Exercise brief
Every entry must be repeated exactly. Exclude all pictures.

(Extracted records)
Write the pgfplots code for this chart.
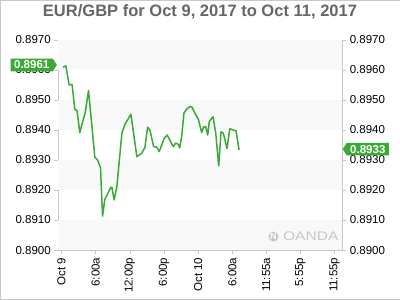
\documentclass[border=0pt]{standalone}
\usepackage{pgfplots}
\pgfplotsset{compat=1.18}
\usepackage{fontspec}
\setmainfont{Liberation Sans}
\usetikzlibrary{shapes.symbols}
\definecolor{lgreen}{RGB}{57,170,53}
\definecolor{axisgray}{RGB}{200,200,200}
\definecolor{band}{RGB}{248,248,248}
\definecolor{titlegray}{RGB}{102,102,102}
\tikzset{
  vlabel/.style={signal, signal pointer angle=115, fill=lgreen, text=white,
    font=\bfseries\fontsize{11.5}{12}\selectfont, inner xsep=3.5pt, inner ysep=1.5pt, minimum height=12.5pt}
}
\begin{document}
\begin{tikzpicture}
\draw[axisgray] (0.5pt,0.5pt) rectangle (399.5pt,299.5pt);
\node[font=\bfseries\fontsize{16.5}{17}\selectfont, text=titlegray] at (200pt,287.5pt) {EUR/GBP for Oct 9, 2017 to Oct 11, 2017};
\pgfplotsset{
  common/.style={
    at={(58.5pt,50pt)}, anchor=south west,
    width=283.5pt, height=210pt, scale only axis,
    xmin=-0.56, xmax=49.26, ymin=0.8900, ymax=0.8970,
    ytick={0.8900,0.8910,0.8920,0.8930,0.8940,0.8950,0.8960,0.8970},
    scaled y ticks=false,
    yticklabel style={/pgf/number format/.cd, fixed, fixed zerofill, precision=4, assume math mode=true},
    tick label style={font=\fontsize{11.5}{12}\selectfont},
    axis line style={draw=axisgray},
    tick style={draw=axisgray, thin},
    major tick length=4pt,
    tick align=outside,
  }
}
\begin{axis}[common,
  xtick={0,6,12,18,24,30,35.917,41.917,47.917},
  xticklabels={Oct 9,6:00a,12:00p,6:00p,Oct 10,6:00a,11:55a,5:55p,11:55p},
  xticklabel style={rotate=90, anchor=east},
  xtick pos=bottom, ytick pos=left,
  clip=false,
]
\fill[band] (axis cs:-0.56,0.8960) rectangle (axis cs:49.26,0.8970);
\fill[band] (axis cs:-0.56,0.8940) rectangle (axis cs:49.26,0.8950);
\fill[band] (axis cs:-0.56,0.8920) rectangle (axis cs:49.26,0.8930);
\fill[band] (axis cs:-0.56,0.8900) rectangle (axis cs:49.26,0.8910);
\node[text=black!22, font=\fontsize{12.5}{13}\selectfont, xscale=1.25, anchor=west] at (axis cs:38.1,0.89045) {OANDA};
\fill[black!22] (axis cs:37.2,0.89045) circle (5pt);
\node[text=white, font=\bfseries\fontsize{9}{9}\selectfont] at (axis cs:37.2,0.89045) {N};
\addplot[lgreen, line width=1.5pt, line join=round] table {
0.28 0.89609
0.76 0.89613
1.34 0.89550
1.86 0.89551
2.34 0.89469
2.74 0.89463
3.22 0.89391
3.57 0.89417
4.15 0.89456
4.75 0.89531
5.85 0.89309
6.33 0.89300
6.85 0.89274
7.21 0.89113
7.61 0.89169
8.66 0.89209
8.84 0.89209
9.24 0.89167
9.72 0.89211
10.60 0.89389
11.18 0.89420
12.18 0.89452
13.23 0.89311
14.06 0.89322
14.64 0.89341
15.11 0.89409
15.52 0.89400
16.17 0.89344
16.70 0.89343
17.15 0.89328
18.03 0.89372
18.56 0.89383
19.61 0.89344
20.04 0.89356
20.49 0.89352
20.74 0.89340
21.09 0.89378
21.49 0.89456
21.97 0.89469
22.55 0.89478
22.90 0.89476
23.48 0.89453
24.01 0.89436
24.60 0.89391
24.89 0.89409
25.31 0.89411
25.66 0.89383
25.94 0.89428
26.59 0.89444
27.07 0.89389
27.59 0.89280
28.00 0.89394
28.40 0.89389
29.05 0.89338
29.53 0.89404
30.05 0.89400
30.63 0.89397
31.16 0.89333
};
\end{axis}
\begin{axis}[common,
  axis x line=none, axis y line*=right,
  ytick pos=right, yticklabel pos=right,
  clip=false,
]
\node[vlabel, signal to=east, anchor=east] at (axis cs:-0.77,0.89616) {0.8961};
\node[vlabel, signal to=west, anchor=west] at (axis cs:49.31,0.89336) {0.8933};
\end{axis}
\end{tikzpicture}
\end{document}
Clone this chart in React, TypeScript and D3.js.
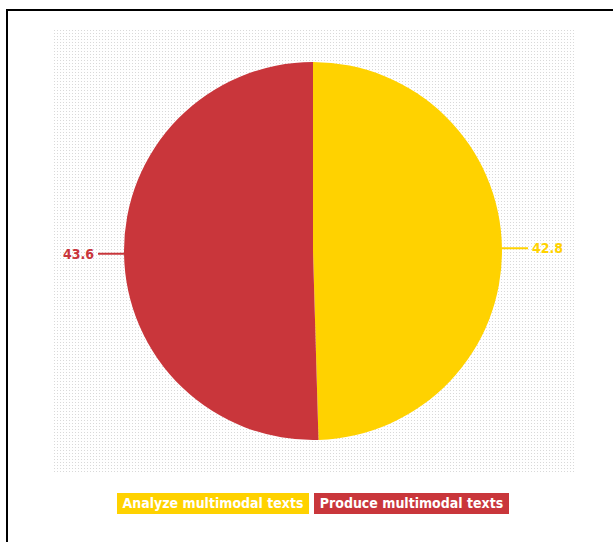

Task answer
Write the pgfplots code for this chart.
\documentclass[border=0pt]{standalone}
\usepackage{pgfplots}
\pgfplotsset{compat=1.18}
\usepackage{fontspec}
\setmainfont{Liberation Sans}
\usetikzlibrary{shapes.symbols}
\definecolor{lgreen}{RGB}{57,170,53}
\definecolor{axisgray}{RGB}{200,200,200}
\definecolor{band}{RGB}{248,248,248}
\definecolor{titlegray}{RGB}{102,102,102}
\tikzset{
  vlabel/.style={signal, signal pointer angle=115, fill=lgreen, text=white,
    font=\bfseries\fontsize{11.5}{12}\selectfont, inner xsep=3.5pt, inner ysep=1.5pt, minimum height=12.5pt}
}
\begin{document}
\begin{tikzpicture}
\draw[axisgray] (0.5pt,0.5pt) rectangle (399.5pt,299.5pt);
\node[font=\bfseries\fontsize{16.5}{17}\selectfont, text=titlegray] at (200pt,287.5pt) {EUR/GBP for Oct 9, 2017 to Oct 11, 2017};
\pgfplotsset{
  common/.style={
    at={(58.5pt,50pt)}, anchor=south west,
    width=283.5pt, height=210pt, scale only axis,
    xmin=-0.56, xmax=49.26, ymin=0.8900, ymax=0.8970,
    ytick={0.8900,0.8910,0.8920,0.8930,0.8940,0.8950,0.8960,0.8970},
    scaled y ticks=false,
    yticklabel style={/pgf/number format/.cd, fixed, fixed zerofill, precision=4, assume math mode=true},
    tick label style={font=\fontsize{11.5}{12}\selectfont},
    axis line style={draw=axisgray},
    tick style={draw=axisgray, thin},
    major tick length=4pt,
    tick align=outside,
  }
}
\begin{axis}[common,
  xtick={0,6,12,18,24,30,35.917,41.917,47.917},
  xticklabels={Oct 9,6:00a,12:00p,6:00p,Oct 10,6:00a,11:55a,5:55p,11:55p},
  xticklabel style={rotate=90, anchor=east},
  xtick pos=bottom, ytick pos=left,
  clip=false,
]
\fill[band] (axis cs:-0.56,0.8960) rectangle (axis cs:49.26,0.8970);
\fill[band] (axis cs:-0.56,0.8940) rectangle (axis cs:49.26,0.8950);
\fill[band] (axis cs:-0.56,0.8920) rectangle (axis cs:49.26,0.8930);
\fill[band] (axis cs:-0.56,0.8900) rectangle (axis cs:49.26,0.8910);
\node[text=black!22, font=\fontsize{12.5}{13}\selectfont, xscale=1.25, anchor=west] at (axis cs:38.1,0.89045) {OANDA};
\fill[black!22] (axis cs:37.2,0.89045) circle (5pt);
\node[text=white, font=\bfseries\fontsize{9}{9}\selectfont] at (axis cs:37.2,0.89045) {N};
\addplot[lgreen, line width=1.5pt, line join=round] table {
0.28 0.89609
0.76 0.89613
1.34 0.89550
1.86 0.89551
2.34 0.89469
2.74 0.89463
3.22 0.89391
3.57 0.89417
4.15 0.89456
4.75 0.89531
5.85 0.89309
6.33 0.89300
6.85 0.89274
7.21 0.89113
7.61 0.89169
8.66 0.89209
8.84 0.89209
9.24 0.89167
9.72 0.89211
10.60 0.89389
11.18 0.89420
12.18 0.89452
13.23 0.89311
14.06 0.89322
14.64 0.89341
15.11 0.89409
15.52 0.89400
16.17 0.89344
16.70 0.89343
17.15 0.89328
18.03 0.89372
18.56 0.89383
19.61 0.89344
20.04 0.89356
20.49 0.89352
20.74 0.89340
21.09 0.89378
21.49 0.89456
21.97 0.89469
22.55 0.89478
22.90 0.89476
23.48 0.89453
24.01 0.89436
24.60 0.89391
24.89 0.89409
25.31 0.89411
25.66 0.89383
25.94 0.89428
26.59 0.89444
27.07 0.89389
27.59 0.89280
28.00 0.89394
28.40 0.89389
29.05 0.89338
29.53 0.89404
30.05 0.89400
30.63 0.89397
31.16 0.89333
};
\end{axis}
\begin{axis}[common,
  axis x line=none, axis y line*=right,
  ytick pos=right, yticklabel pos=right,
  clip=false,
]
\node[vlabel, signal to=east, anchor=east] at (axis cs:-0.77,0.89616) {0.8961};
\node[vlabel, signal to=west, anchor=west] at (axis cs:49.31,0.89336) {0.8933};
\end{axis}
\end{tikzpicture}
\end{document}
Clone this chart in React, TypeScript and D3.js.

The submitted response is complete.